Hagee has also said that that Hitler was “a half-breed Jew,” that “all Muslims have a mandate to kill Christians and Jews,” that “women are only meant to be mothers and bear children,” and that the Antichrist will be gay and half Jewish. This is the man with Trump’s (and former vice president Mike Pence’s, and Speaker Johnson’s) ear.

Sarah Posner, a longtime historian of the Christian right, wrote last fall that, “For many ‘Christian Zionists,’ and particularly for popular evangelists with significant clout within the Republican Party, their support for Israel is rooted in its role in the supposed end times: Jesus’ return to Earth, a bloody final battle at Armageddon, and Jesus ruling the world from the Temple Mount in Jerusalem. In this scenario, war is not something to be avoided, but something inevitable, desired by God, and celebratory.”

To be clear, this is not even what the Hebrew Bible says. Its prophecy regarding “Gog from the Land of Magog” (neither name is defined but Gog appears to be some kind of king or general, and Magog is the grandchild of Noah) is contained in Ezekiel 38-39, and concerns supernatural events signifying God’s intervention in history to defeat foreign armies. Says God in Ezekiel 38:20: “The fish of the sea, the birds of the sky, the beasts of the field, all creeping things that move on the ground, and every human being on earth shall quake before Me. Mountains shall be overthrown, cliffs shall topple, and every wall shall crumble to the ground.” 

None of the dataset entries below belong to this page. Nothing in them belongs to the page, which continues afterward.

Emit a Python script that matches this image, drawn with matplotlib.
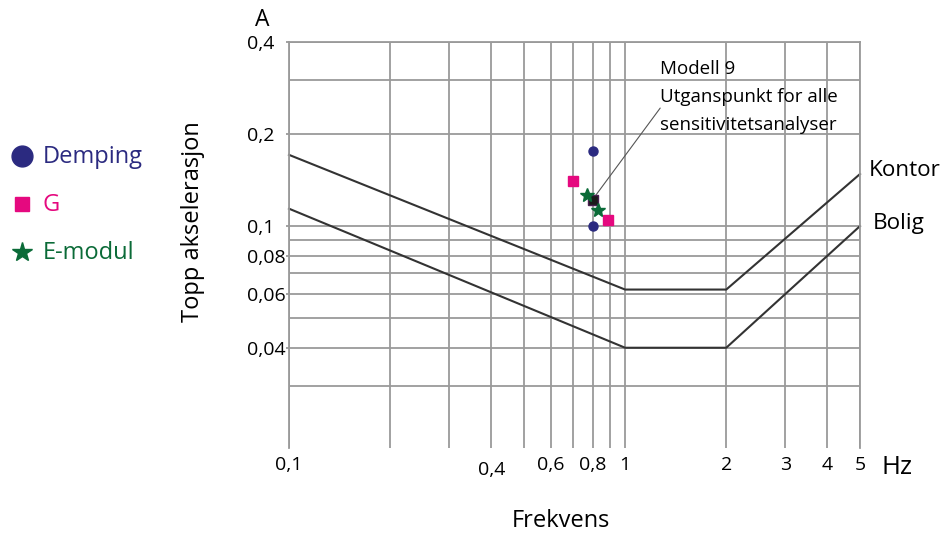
import matplotlib
matplotlib.use("Agg")
import matplotlib.pyplot as plt
import matplotlib.transforms as mtransforms
from matplotlib.lines import Line2D
from matplotlib.ticker import FixedLocator, NullFormatter

plt.rcParams['font.family'] = ['Open Sans', 'DejaVu Sans']

# Comfort limit curves (frequency in Hz, peak acceleration)
kontor_freq = [0.1, 1.0, 2.0, 5.0]
kontor_acc = [0.171, 0.062, 0.062, 0.148]
bolig_freq = [0.1, 1.0, 2.0, 5.0]
bolig_acc = [0.114, 0.040, 0.040, 0.100]

# Sensitivity analysis results
demping_freq = [0.80, 0.80]
demping_acc = [0.176, 0.100]
g_freq = [0.70, 0.89]
g_acc = [0.140, 0.105]
emodul_freq = [0.77, 0.83]
emodul_acc = [0.126, 0.113]
modell9_freq = [0.80]
modell9_acc = [0.122]

x_major = [0.1, 0.4, 0.6, 0.8, 1, 2, 3, 4, 5]
x_labels = ["0,1", "0,4", "0,6", "0,8", "1", "2", "3", "4", "5"]
x_minor = [0.2, 0.3, 0.5, 0.7, 0.9]
y_major = [0.04, 0.06, 0.08, 0.1, 0.2, 0.4]
y_labels = ["0,04", "0,06", "0,08", "0,1", "0,2", "0,4"]
y_minor = [0.03, 0.05, 0.07, 0.09, 0.3]

c_demping = "#2b2a80"
c_g = "#e5097f"
c_emodul = "#0b6b38"
grid_c = "#9a9a9a"
line_c = "#333333"

fig = plt.figure(figsize=(9.44, 5.33), dpi=100)
ax = fig.add_axes([289 / 944, 1 - 448 / 533, (860 - 289) / 944, (448 - 42) / 533])
ax.set_xscale("log")
ax.set_yscale("log")
ax.set_xlim(0.1, 5)
ax.set_ylim(0.0188, 0.4)

ax.xaxis.set_major_locator(FixedLocator(x_major))
ax.xaxis.set_minor_locator(FixedLocator(x_minor))
ax.set_xticklabels(x_labels)
ax.xaxis.set_minor_formatter(NullFormatter())
ax.yaxis.set_major_locator(FixedLocator(y_major))
ax.yaxis.set_minor_locator(FixedLocator(y_minor))
ax.set_yticklabels(y_labels, ha="left")
ax.yaxis.set_minor_formatter(NullFormatter())

ax.grid(True, which="both", color=grid_c, linewidth=1.3)
ax.set_axisbelow(True)
ax.tick_params(axis="both", which="both", length=0, labelsize=14, colors="black")
ax.tick_params(axis="y", which="major", length=2.5, width=1.3, color=grid_c, pad=28)
ax.tick_params(axis="x", pad=6)
for side in ("top", "left", "right"):
    ax.spines[side].set_color(grid_c)
    ax.spines[side].set_linewidth(1.3)
ax.spines["bottom"].set_visible(False)

# The 0,4 label sits a little lower than its neighbours
for lbl in ax.get_xticklabels():
    if lbl.get_text() == "0,4":
        lbl.set_transform(lbl.get_transform() +
                          mtransforms.ScaledTranslation(0, -5 / 100, fig.dpi_scale_trans))

ax.plot(kontor_freq, kontor_acc, color=line_c, linewidth=1.5, clip_on=False)
ax.plot(bolig_freq, bolig_acc, color=line_c, linewidth=1.5, clip_on=False)

ax.plot(demping_freq, demping_acc, "o", color=c_demping, markersize=6.5, linestyle="none")
ax.plot(g_freq, g_acc, "s", color=c_g, markersize=7, linestyle="none")
ax.plot(modell9_freq, modell9_acc, "s", color="#1a1a1a", markeredgecolor="#4a2050",
        markersize=7, linestyle="none", zorder=4)
ax.plot(emodul_freq, emodul_acc, "*", color=c_emodul, markersize=10, linestyle="none", zorder=5)

# Callout for the reference model
ax.annotate("", xy=(modell9_freq[0], modell9_acc[0]), xytext=(1.272, 0.2432),
            arrowprops=dict(arrowstyle="-", color="#555555", linewidth=0.8,
                            shrinkA=0, shrinkB=3))
ax.text(1.272, 0.2640, "Modell 9\nUtganspunkt for alle\nsensitivitetsanalyser",
        ha="left", va="center", fontsize=13.5, linespacing=1.7)

ax.set_ylabel("Topp akselerasjon", fontsize=17)
ax.yaxis.set_label_coords((205 - 289) / 571, (448 - 222) / 406)

fig.text(262 / 944, 1 - 20 / 533, "A", fontsize=16.5, ha="center", va="center")
fig.text(897 / 944, 1 - 467 / 533, "Hz", fontsize=18.5, ha="center", va="center")
fig.text(561 / 944, 1 - 521 / 533, "Frekvens", fontsize=17, ha="center", va="center")
fig.text(869 / 944, 1 - 170 / 533, "Kontor", fontsize=16.2, ha="left", va="center")
fig.text(873 / 944, 1 - 223 / 533, "Bolig", fontsize=16.2, ha="left", va="center")

# Legend drawn beside the axes
legend_items = [
    ("o", 15, c_demping, "Demping", 156),
    ("s", 10, c_g, "G", 204),
    ("*", 15, c_emodul, "E-modul", 252),
]
for marker, size, color, label, ypix in legend_items:
    fig.lines.append(Line2D(
        [22 / 944], [1 - ypix / 533], marker=marker, markersize=size, color=color,
        linestyle="none", transform=fig.transFigure))
    fig.text(43 / 944, 1 - (ypix + 1) / 533, label, fontsize=17, color=color,
             ha="left", va="center")

fig.savefig("out.png", dpi=100)
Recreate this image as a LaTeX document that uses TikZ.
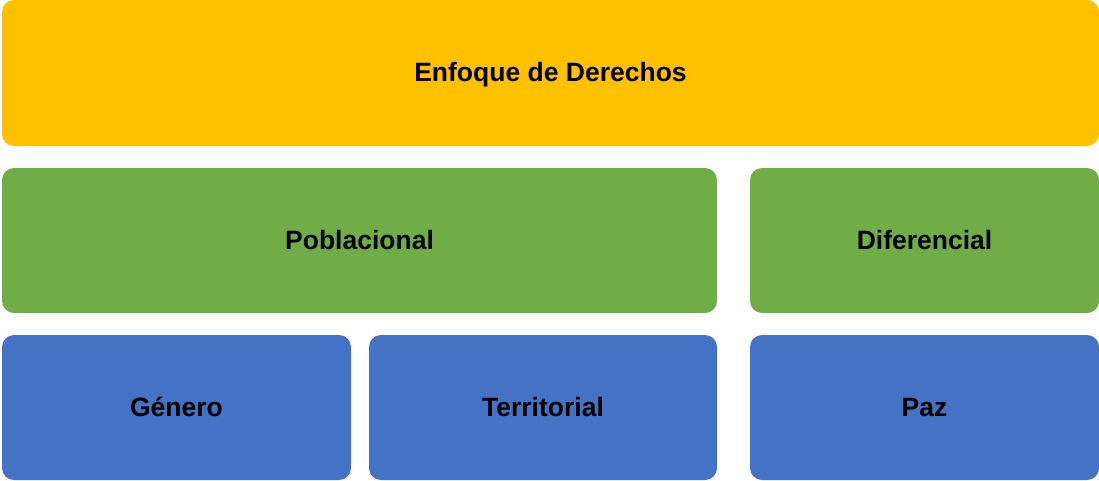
\documentclass[tikz,border=0pt]{standalone}
\usepackage{fontspec}
\setmainfont{Liberation Sans}
\definecolor{cyellow}{HTML}{FFC000}
\definecolor{cgreen}{HTML}{70AD47}
\definecolor{cblue}{HTML}{4472C4}
\begin{document}
\begin{tikzpicture}[x=1pt,y=-1pt,
  boxstyle/.style={rounded corners=12pt,draw=none},
  lbl/.style={font=\fontsize{26.5}{31}\selectfont\bfseries,text=black,anchor=base,inner sep=0pt}]
\useasboundingbox (0,0) rectangle (1099,480);
\fill[boxstyle,cyellow] (2,0) rectangle (1099,146);
\node[lbl] (der) at (550.5,81) {Enfoque de Derechos};
\fill[boxstyle,cgreen] (2,168) rectangle (717,313);
\node[lbl] (pob) at (359.5,249) {Poblacional};
\fill[boxstyle,cgreen] (750,168) rectangle (1099,313);
\node[lbl] (dif) at (924.5,249) {Diferencial};
\fill[boxstyle,cblue] (2,335) rectangle (351,480);
\node[lbl] (gen) at (176.5,416) {Género};
\fill[boxstyle,cblue] (369,335) rectangle (717,480);
\node[lbl] (ter) at (543,416) {Territorial};
\fill[boxstyle,cblue] (750,335) rectangle (1099,480);
\node[lbl] (paz) at (924.5,416) {Paz};
\end{tikzpicture}
\end{document}
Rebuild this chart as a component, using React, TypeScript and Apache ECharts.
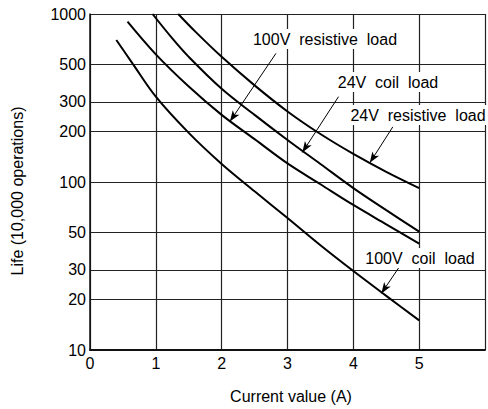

Despite its original meaning, this passage has long been understood by Christians as prophesying the End of Days. Over the years, Christian Zionists have associated the Gog-Magog war with the Cold War, the Iraq Wars, and other past military conflicts, as well as Oct. 7 and this past week’s missile attack.

Obviously, Israel’s right doesn’t predict history will unfold this way, but that has not stopped them from enthusiastically welcoming Christian Zionist support. Prime Minister Benjamin Netanyahu in particular has, over the years, effusively praised Christian Zionists. “When I say we have no greater friends than Christian supporters of Israel, I know you’ve always stood with us,” Netanyahu told CUFI’s annual conference in 2017. “You stand with us because you stand with yourselves because we represent that common heritage of freedom that goes back thousands of years. America has no better friend than Israel and Israel has no better friend than America. And Israel has no better friend in America than you.”

Of course, Netanyahu knows that CUFI is not supporting Israel because of a “common heritage of freedom.” But he doesn’t care about their prophecies. What matters is that they support Israel in general, and the Israeli right in particular. And it’s not just Bibi. The Jewish National Fund has honored Christian Zionists as well. At the November 2023 March for Israel, sponsored by the Conference of Presidents of Major American Jewish Organizations and others, no rabbis were invited to speak, but Hagee was, despite his prior statements and his view that Jews are merely pawns in God’s plan for the Second Coming. Is this really the right person to speak in support of Israel? 

At the very least, this marriage of convenience should trouble anyone who is troubled by the shocking rise of the Israeli far right, by the way in which messianic thinking animates the Christian right, and by Netanyahu’s own tendency to respond to attacks on Israel with militaristic rage rather than sober, strategic thinking.

I’ll put it this way: Christian Zionists want Israel to be caught in an apocalyptic war to end all wars. Do you?